Write the material out again in full, word for word. Do not include the pictures.

Data:
▬▬▬▬▬▬

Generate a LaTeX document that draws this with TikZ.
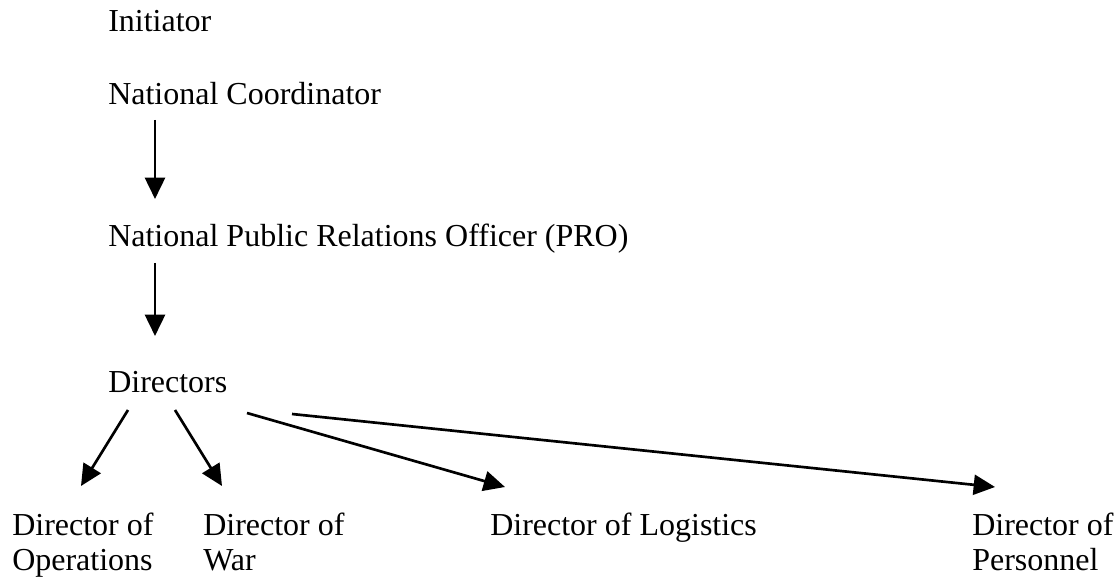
\documentclass[tikz,border=0pt]{standalone}
\usepackage{fontspec}
\setmainfont{Liberation Serif}
\usetikzlibrary{arrows.meta,calc}
\tikzset{
  lbl/.style={anchor=base west, inner sep=0pt, align=left, font=\fontsize{24}{26.25}\selectfont},
  arr/.style={line width=2pt, -{Triangle[length=16pt,width=15pt]}}
}
\begin{document}
\begin{tikzpicture}[x=0.75pt,y=-0.75pt]
\useasboundingbox (0,0) rectangle (1117,577);
\node[lbl] (init) at (108,32) {Initiator};
\node[lbl] (nc) at (108,105) {National Coordinator};
\node[lbl] (npro) at (108,247) {National Public Relations Officer (PRO)};
\node[lbl] (dirs) at (108,392) {Directors};
\node[lbl] (ops) at (12,570) {Director of\\Operations};
\node[lbl] (war) at (203,570) {Director of\\War};
\node[lbl] (log) at (490,535) {Director of Logistics};
\node[lbl] (per) at (972,570) {Director of\\Personnel};
\draw[arr] ($(nc.base west)+(47,15)$) -- ($(npro.base west)+(47,-48)$);
\draw[arr] ($(npro.base west)+(47,16)$) -- ($(dirs.base west)+(47,-56)$);
\draw[arr] ($(dirs.base west)+(20,18)$) -- ($(ops.base west)+(69,-84)$);
\draw[arr] ($(dirs.base west)+(67,18)$) -- ($(war.base west)+(19,-84)$);
\draw[arr] ($(dirs.base west)+(139,21)$) -- ($(log.base west)+(15,-48)$);
\draw[arr] ($(dirs.base west)+(184,22)$) -- ($(per.base west)+(23,-83)$);
\end{tikzpicture}
\end{document}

▬▬▬▬▬▬

The output:
Generate a LaTeX document that draws this with TikZ.
\documentclass[tikz,border=0pt]{standalone}
\usepackage{fontspec}
\setmainfont{Liberation Serif}
\usetikzlibrary{arrows.meta,calc}
\tikzset{
  lbl/.style={anchor=base west, inner sep=0pt, align=left, font=\fontsize{24}{26.25}\selectfont},
  arr/.style={line width=2pt, -{Triangle[length=16pt,width=15pt]}}
}
\begin{document}
\begin{tikzpicture}[x=0.75pt,y=-0.75pt]
\useasboundingbox (0,0) rectangle (1117,577);
\node[lbl] (init) at (108,32) {Initiator};
\node[lbl] (nc) at (108,105) {National Coordinator};
\node[lbl] (npro) at (108,247) {National Public Relations Officer (PRO)};
\node[lbl] (dirs) at (108,392) {Directors};
\node[lbl] (ops) at (12,570) {Director of\\Operations};
\node[lbl] (war) at (203,570) {Director of\\War};
\node[lbl] (log) at (490,535) {Director of Logistics};
\node[lbl] (per) at (972,570) {Director of\\Personnel};
\draw[arr] ($(nc.base west)+(47,15)$) -- ($(npro.base west)+(47,-48)$);
\draw[arr] ($(npro.base west)+(47,16)$) -- ($(dirs.base west)+(47,-56)$);
\draw[arr] ($(dirs.base west)+(20,18)$) -- ($(ops.base west)+(69,-84)$);
\draw[arr] ($(dirs.base west)+(67,18)$) -- ($(war.base west)+(19,-84)$);
\draw[arr] ($(dirs.base west)+(139,21)$) -- ($(log.base west)+(15,-48)$);
\draw[arr] ($(dirs.base west)+(184,22)$) -- ($(per.base west)+(23,-83)$);
\end{tikzpicture}
\end{document}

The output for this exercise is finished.